◆ Written exercise
Each line that follows should be printed again exactly as it stands.

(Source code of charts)
********
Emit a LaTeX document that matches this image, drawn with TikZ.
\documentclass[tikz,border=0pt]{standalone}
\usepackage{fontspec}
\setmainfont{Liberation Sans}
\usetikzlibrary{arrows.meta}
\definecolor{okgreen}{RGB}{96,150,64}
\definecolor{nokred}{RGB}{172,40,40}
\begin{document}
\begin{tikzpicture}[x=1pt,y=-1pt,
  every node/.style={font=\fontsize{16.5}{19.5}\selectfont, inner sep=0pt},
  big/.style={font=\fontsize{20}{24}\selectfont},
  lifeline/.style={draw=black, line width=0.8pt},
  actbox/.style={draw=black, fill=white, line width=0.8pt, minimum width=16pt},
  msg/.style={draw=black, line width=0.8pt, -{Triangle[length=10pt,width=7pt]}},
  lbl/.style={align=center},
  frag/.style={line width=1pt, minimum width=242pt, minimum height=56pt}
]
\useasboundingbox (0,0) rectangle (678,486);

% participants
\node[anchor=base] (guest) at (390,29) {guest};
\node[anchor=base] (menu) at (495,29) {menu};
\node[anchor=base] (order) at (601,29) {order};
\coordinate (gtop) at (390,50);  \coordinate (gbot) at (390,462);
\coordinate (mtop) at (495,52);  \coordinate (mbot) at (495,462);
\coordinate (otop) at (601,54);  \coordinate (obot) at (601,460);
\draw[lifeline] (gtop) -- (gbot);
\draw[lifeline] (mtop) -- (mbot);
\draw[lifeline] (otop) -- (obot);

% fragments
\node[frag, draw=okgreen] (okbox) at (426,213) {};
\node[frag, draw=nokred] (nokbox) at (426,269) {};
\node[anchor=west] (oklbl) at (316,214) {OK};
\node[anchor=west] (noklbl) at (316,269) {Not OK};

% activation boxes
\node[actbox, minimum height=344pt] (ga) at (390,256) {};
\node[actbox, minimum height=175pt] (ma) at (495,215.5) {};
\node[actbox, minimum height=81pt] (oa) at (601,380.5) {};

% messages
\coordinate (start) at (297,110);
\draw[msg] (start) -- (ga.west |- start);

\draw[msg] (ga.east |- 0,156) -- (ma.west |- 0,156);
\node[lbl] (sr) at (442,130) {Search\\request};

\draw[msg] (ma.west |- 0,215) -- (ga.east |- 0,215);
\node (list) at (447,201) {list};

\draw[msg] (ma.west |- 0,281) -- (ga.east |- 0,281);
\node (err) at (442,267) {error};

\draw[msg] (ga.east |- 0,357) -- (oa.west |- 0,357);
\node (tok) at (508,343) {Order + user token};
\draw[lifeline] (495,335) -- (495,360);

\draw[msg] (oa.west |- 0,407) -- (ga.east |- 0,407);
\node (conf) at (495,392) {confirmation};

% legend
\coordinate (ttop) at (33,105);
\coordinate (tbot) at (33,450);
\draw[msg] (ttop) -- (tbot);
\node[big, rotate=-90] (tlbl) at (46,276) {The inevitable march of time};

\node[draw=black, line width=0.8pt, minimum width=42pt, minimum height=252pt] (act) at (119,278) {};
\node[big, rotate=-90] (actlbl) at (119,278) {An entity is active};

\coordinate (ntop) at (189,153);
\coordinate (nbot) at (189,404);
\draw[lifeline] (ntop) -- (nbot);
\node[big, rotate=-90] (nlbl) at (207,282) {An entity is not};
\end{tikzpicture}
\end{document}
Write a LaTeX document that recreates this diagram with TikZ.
********
◆ Answer to this problem
Emit a LaTeX document that matches this image, drawn with TikZ.
\documentclass[tikz,border=0pt]{standalone}
\usepackage{fontspec}
\setmainfont{Liberation Sans}
\usetikzlibrary{arrows.meta}
\definecolor{okgreen}{RGB}{96,150,64}
\definecolor{nokred}{RGB}{172,40,40}
\begin{document}
\begin{tikzpicture}[x=1pt,y=-1pt,
  every node/.style={font=\fontsize{16.5}{19.5}\selectfont, inner sep=0pt},
  big/.style={font=\fontsize{20}{24}\selectfont},
  lifeline/.style={draw=black, line width=0.8pt},
  actbox/.style={draw=black, fill=white, line width=0.8pt, minimum width=16pt},
  msg/.style={draw=black, line width=0.8pt, -{Triangle[length=10pt,width=7pt]}},
  lbl/.style={align=center},
  frag/.style={line width=1pt, minimum width=242pt, minimum height=56pt}
]
\useasboundingbox (0,0) rectangle (678,486);

% participants
\node[anchor=base] (guest) at (390,29) {guest};
\node[anchor=base] (menu) at (495,29) {menu};
\node[anchor=base] (order) at (601,29) {order};
\coordinate (gtop) at (390,50);  \coordinate (gbot) at (390,462);
\coordinate (mtop) at (495,52);  \coordinate (mbot) at (495,462);
\coordinate (otop) at (601,54);  \coordinate (obot) at (601,460);
\draw[lifeline] (gtop) -- (gbot);
\draw[lifeline] (mtop) -- (mbot);
\draw[lifeline] (otop) -- (obot);

% fragments
\node[frag, draw=okgreen] (okbox) at (426,213) {};
\node[frag, draw=nokred] (nokbox) at (426,269) {};
\node[anchor=west] (oklbl) at (316,214) {OK};
\node[anchor=west] (noklbl) at (316,269) {Not OK};

% activation boxes
\node[actbox, minimum height=344pt] (ga) at (390,256) {};
\node[actbox, minimum height=175pt] (ma) at (495,215.5) {};
\node[actbox, minimum height=81pt] (oa) at (601,380.5) {};

% messages
\coordinate (start) at (297,110);
\draw[msg] (start) -- (ga.west |- start);

\draw[msg] (ga.east |- 0,156) -- (ma.west |- 0,156);
\node[lbl] (sr) at (442,130) {Search\\request};

\draw[msg] (ma.west |- 0,215) -- (ga.east |- 0,215);
\node (list) at (447,201) {list};

\draw[msg] (ma.west |- 0,281) -- (ga.east |- 0,281);
\node (err) at (442,267) {error};

\draw[msg] (ga.east |- 0,357) -- (oa.west |- 0,357);
\node (tok) at (508,343) {Order + user token};
\draw[lifeline] (495,335) -- (495,360);

\draw[msg] (oa.west |- 0,407) -- (ga.east |- 0,407);
\node (conf) at (495,392) {confirmation};

% legend
\coordinate (ttop) at (33,105);
\coordinate (tbot) at (33,450);
\draw[msg] (ttop) -- (tbot);
\node[big, rotate=-90] (tlbl) at (46,276) {The inevitable march of time};

\node[draw=black, line width=0.8pt, minimum width=42pt, minimum height=252pt] (act) at (119,278) {};
\node[big, rotate=-90] (actlbl) at (119,278) {An entity is active};

\coordinate (ntop) at (189,153);
\coordinate (nbot) at (189,404);
\draw[lifeline] (ntop) -- (nbot);
\node[big, rotate=-90] (nlbl) at (207,282) {An entity is not};
\end{tikzpicture}
\end{document}
Write a LaTeX document that recreates this diagram with TikZ.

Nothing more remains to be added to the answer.